Mark Tobey
Mark Tobey’s artistic interests were spiritual as well as formal. Inspired by the Baha’i faith and Zen Buddhism he created a unique visual vocabulary for expressing his conceptual framework. He studied at the Art Institute of Chicago from 1906 to 1908 then moved to New York where he worked as a fashion illustrator for McCall’s magazine. He had his first one-man show at M. Knoedler & Co., New York in 1917.
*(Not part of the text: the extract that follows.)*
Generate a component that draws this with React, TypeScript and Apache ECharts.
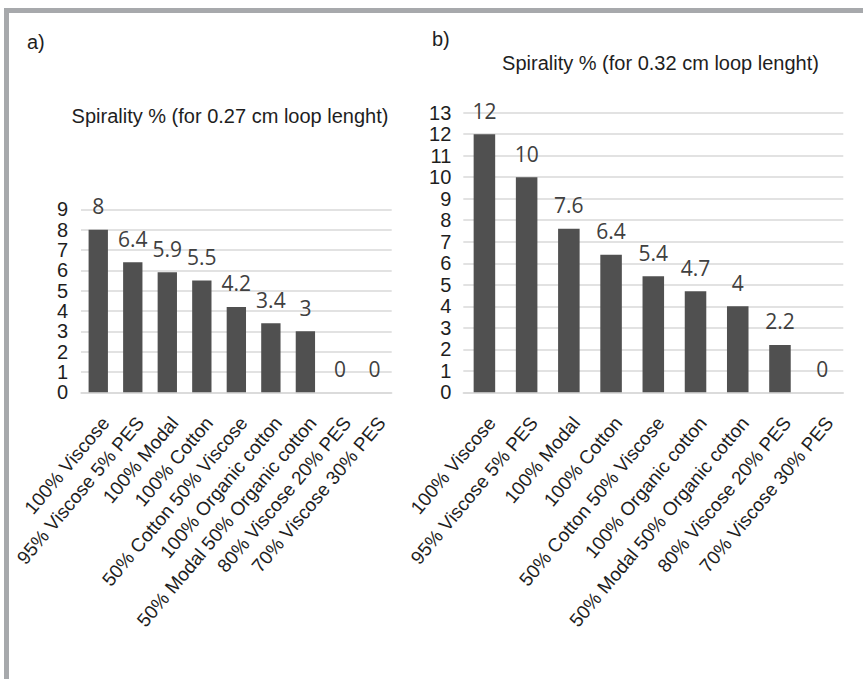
import React, { useEffect, useRef } from "react";
import * as echarts from "echarts";

const categories = [
  "100% Viscose",
  "95% Viscose 5% PES",
  "100% Modal",
  "100% Cotton",
  "50% Cotton 50% Viscose",
  "100% Organic cotton",
  "50% Modal 50% Organic cotton",
  "80% Viscose 20% PES",
  "70% Viscose 30% PES",
];
const spirality027 = [8, 6.4, 5.9, 5.5, 4.2, 3.4, 3, 0, 0];
const spirality032 = [12, 10, 7.6, 6.4, 5.4, 4.7, 4, 2.2, 0];
const titleA = "Spirality % (for 0.27 cm loop lenght)";
const titleB = "Spirality % (for 0.32 cm loop lenght)";

const AXIS_FONT = "'Liberation Sans', Arial, sans-serif";
const LABEL_FONT = "'Open Sans', 'Noto Sans', sans-serif";

export default function App() {
  const ref = useRef<HTMLDivElement>(null);
  useEffect(() => {
    if (!ref.current) return;
    const chart = echarts.init(ref.current, undefined, { renderer: "svg" });
    const yAxisCommon = (max: number, margin: number) => ({
      type: "value" as const,
      min: 0,
      max,
      interval: 1,
      axisLine: { show: false },
      axisTick: { show: false },
      axisLabel: {
        color: "#1e1e1e",
        fontSize: 20,
        fontFamily: AXIS_FONT,
        margin,
      },
      splitLine: { lineStyle: { color: "#d9d9d9", width: 1.5 } },
    });
    const xAxisCommon = {
      type: "category" as const,
      data: categories,
      axisLine: { show: true, lineStyle: { color: "#d9d9d9", width: 1.5 } },
      axisTick: { show: false },
      axisLabel: {
        interval: 0,
        rotate: 50,
        color: "#1e1e1e",
        fontSize: 19,
        fontFamily: AXIS_FONT,
        margin: 21,
        align: "right",
        verticalAlign: "top",
      },
    };
    const seriesLabel = {
      show: true,
      position: "top" as const,
      distance: 13,
      color: "#404040",
      fontSize: 21,
      fontFamily: LABEL_FONT,
      formatter: "{c}",
    };
    chart.setOption({
      animation: false,
      backgroundColor: "#ffffff",
      grid: [
        { left: 81, right: 471.3, top: 209.3, height: 183, containLabel: false },
        { left: 463.3, right: 19.7, top: 112.7, height: 279.6, containLabel: false },
      ],
      xAxis: [
        { ...xAxisCommon, gridIndex: 0 },
        { ...xAxisCommon, gridIndex: 1 },
      ],
      yAxis: [
        { ...yAxisCommon(9, 13), gridIndex: 0 },
        { ...yAxisCommon(13, 12), gridIndex: 1 },
      ],
      series: [
        {
          type: "bar",
          xAxisIndex: 0,
          yAxisIndex: 0,
          data: spirality027,
          barWidth: "56%",
          itemStyle: { color: "#505050" },
          label: seriesLabel,
        },
        {
          type: "bar",
          xAxisIndex: 1,
          yAxisIndex: 1,
          data: spirality032,
          barWidth: "51%",
          itemStyle: { color: "#505050" },
          label: seriesLabel,
        },
      ],
      graphic: [
        { type: "rect", shape: { x: 4, y: 8, width: 859, height: 5 }, style: { fill: "#a7a9ac" } },
        { type: "rect", shape: { x: 4, y: 8, width: 5, height: 671 }, style: { fill: "#a7a9ac" } },
        {
          type: "text",
          x: 27,
          y: 42,
          style: { text: "a)", font: `20px ${AXIS_FONT}`, fill: "#1e1e1e", verticalAlign: "middle" },
        },
        {
          type: "text",
          x: 432,
          y: 39,
          style: { text: "b)", font: `20px ${AXIS_FONT}`, fill: "#1e1e1e", verticalAlign: "middle" },
        },
        {
          type: "text",
          x: 230,
          y: 116,
          style: { text: titleA, font: `20px ${AXIS_FONT}`, fill: "#1e1e1e", align: "center", verticalAlign: "middle" },
        },
        {
          type: "text",
          x: 660.5,
          y: 62.5,
          style: { text: titleB, font: `20px ${AXIS_FONT}`, fill: "#1e1e1e", align: "center", verticalAlign: "middle" },
        },
      ],
    });
    return () => chart.dispose();
  }, []);
  return (
    <div
      ref={ref}
      style={{ position: "fixed", left: 0, top: 0, width: 863, height: 679 }}
    />
  );
}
In 1922 Tobey moved to Seattle to teach at the progressive Cornish School of the Arts. He began traveling worldwide during this period a habit he continued lifelong. From 1931 to 1938 he taught at Dartington Hall in Devonshire, England returning to Seattle just before World War II. Here he became friends with Morris Graves (1910-2001), Kenneth Callahan (1905-1986), and Guy Anderson (1906-1998), a group that collectively became known as the Northwest Mystics for their shared aesthetics. Tobey became nationally and internationally successful with solo exhibitions in San Francisco, New York, Paris, and Switzerland, among others. In 1958 he became the first American since James Whistler to receive the first prize for painting at the Venice Biennale.
From his travels in Asia and the Middle East, Tobey became fascinated with calligraphy and Arabic script and created a style of painting he called “white writing.” These paintings, which include elements from the real world, are densely packed compositions in which details, rendered in white, swirl in and through ambiguous spaces.